- Exercise details
Write out word for word each line of the records, beginning at the first and stopping after the line with "const arrowDown = [[7.4, 17.6], [17.7, 3.6]];". Leave the pictures out.

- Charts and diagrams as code
····················

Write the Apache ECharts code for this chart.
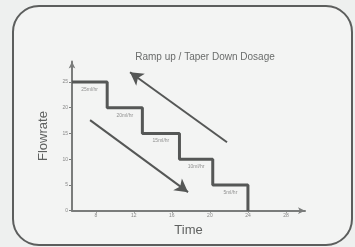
<!DOCTYPE html>
<html><head><meta charset="utf-8">
<script src="https://cdn.jsdelivr.net/npm/echarts@6/dist/echarts.min.js"></script>
<style>html,body{margin:0;padding:0;background:#eef0ef;}#c{width:355px;height:247px;}</style>
</head><body><div id="c"></div>
<script>
const titleText = 'Ramp up / Taper Down Dosage';
const stepTimes = [5.5, 9.2, 12.9, 16.8, 20.3, 24];
const stepRates = [25, 20, 15, 10, 5];
const stepLabels = ['25ml/hr', '20ml/hr', '15ml/hr', '10ml/hr', '5ml/hr'];
const xTickValues = [8, 12, 16, 20, 24, 28];
const yTickValues = [0, 5, 10, 15, 20, 25];
const arrowUp = [[21.8, 13.3], [11.6, 26.9]];
const arrowDown = [[7.4, 17.6], [17.7, 3.6]];

const stepPath = [];
for (let i = 0; i < stepRates.length; i++) {
  stepPath.push([stepTimes[i], stepRates[i]]);
  stepPath.push([stepTimes[i + 1], stepRates[i]]);
}
stepPath.push([stepTimes[stepTimes.length - 1], 0]);
const labelPts = stepRates.map((v, i) => ({value: [(stepTimes[i] + stepTimes[i + 1]) / 2, v], label: {formatter: stepLabels[i]}}));
const arrowLine = a => [{coord: a[0]}, {coord: a[1]}];

const chart = echarts.init(document.getElementById('c'), null, {renderer: 'canvas'});
const axisCol = '#7a7c7b';
const dark = '#555756';
chart.setOption({
  backgroundColor: '#eef0ef',
  animation: false,
  graphic: [{
    type: 'rect', left: 12, top: 5, z: -10,
    shape: {width: 339, height: 239, r: 26},
    style: {fill: '#f3f4f3', stroke: '#5c5e5d', lineWidth: 2}
  }],
  title: {
    text: titleText, left: 200, top: 47, textAlign: 'center',
    textStyle: {fontSize: 10, fontWeight: 'normal', color: '#6a6c6b', fontFamily: 'Liberation Sans'}
  },
  grid: {left: 72, top: 61.4, width: 233, bottom: 36.3},
  xAxis: {
    type: 'value', min: 5.5, max: 30,
    name: 'Time', nameLocation: 'middle', nameGap: 13,
    nameTextStyle: {fontSize: 13, color: '#5f6160', fontFamily: 'Liberation Sans'},
    axisLine: {lineStyle: {color: axisCol, width: 2}, symbol: ['none', 'arrow'], symbolSize: [5, 7]},
    axisTick: {show: true, length: 2, customValues: xTickValues, lineStyle: {color: axisCol}},
    axisLabel: {customValues: xTickValues, fontSize: 5, margin: 2, color: '#888'},
    splitLine: {show: false}
  },
  yAxis: {
    type: 'value', min: 0, max: 29,
    name: 'Flowrate', nameLocation: 'middle', nameGap: 22, nameRotate: 90,
    nameTextStyle: {fontSize: 13, color: '#5f6160', fontFamily: 'Liberation Sans'},
    axisLine: {show: true, lineStyle: {color: axisCol, width: 2}, symbol: ['none', 'arrow'], symbolSize: [5, 7]},
    axisTick: {show: true, length: 3, customValues: yTickValues, lineStyle: {color: axisCol}},
    axisLabel: {customValues: yTickValues, fontSize: 5, margin: 4, color: '#888'},
    splitLine: {show: false}
  },
  series: [
    {
      type: 'line', data: stepPath, symbol: 'none',
      lineStyle: {color: dark, width: 3},
      markLine: {
        silent: true, symbol: ['none', 'arrow'], symbolSize: [11, 13],
        label: {show: false},
        lineStyle: {color: dark, width: 2, type: 'solid'},
        itemStyle: {color: dark},
        data: [arrowLine(arrowUp), arrowLine(arrowDown)]
      }
    },
    {
      type: 'scatter', data: labelPts, symbolSize: 0,
      label: {show: true, position: 'bottom', distance: 5, fontSize: 5, color: '#777'}
    }
  ]
});
</script></body></html>
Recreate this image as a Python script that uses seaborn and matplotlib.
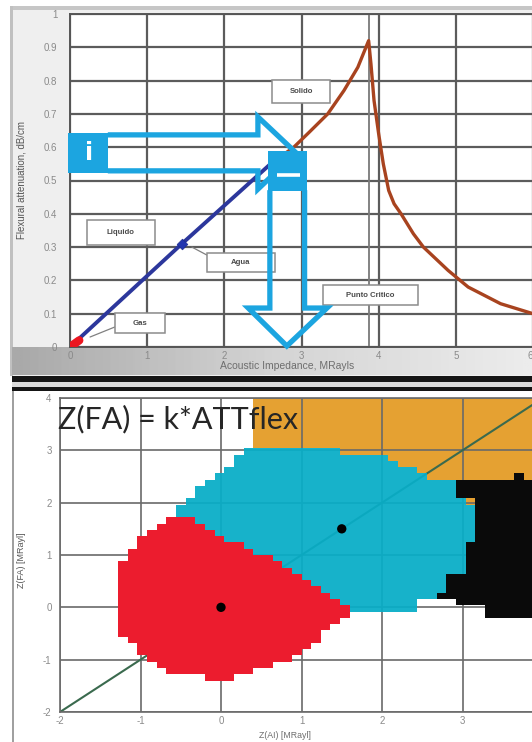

····················

- Answer to the problem
Write the Apache ECharts code for this chart.
<!DOCTYPE html>
<html><head><meta charset="utf-8">
<script src="https://cdn.jsdelivr.net/npm/echarts@6/dist/echarts.min.js"></script>
<style>html,body{margin:0;padding:0;background:#eef0ef;}#c{width:355px;height:247px;}</style>
</head><body><div id="c"></div>
<script>
const titleText = 'Ramp up / Taper Down Dosage';
const stepTimes = [5.5, 9.2, 12.9, 16.8, 20.3, 24];
const stepRates = [25, 20, 15, 10, 5];
const stepLabels = ['25ml/hr', '20ml/hr', '15ml/hr', '10ml/hr', '5ml/hr'];
const xTickValues = [8, 12, 16, 20, 24, 28];
const yTickValues = [0, 5, 10, 15, 20, 25];
const arrowUp = [[21.8, 13.3], [11.6, 26.9]];
const arrowDown = [[7.4, 17.6], [17.7, 3.6]];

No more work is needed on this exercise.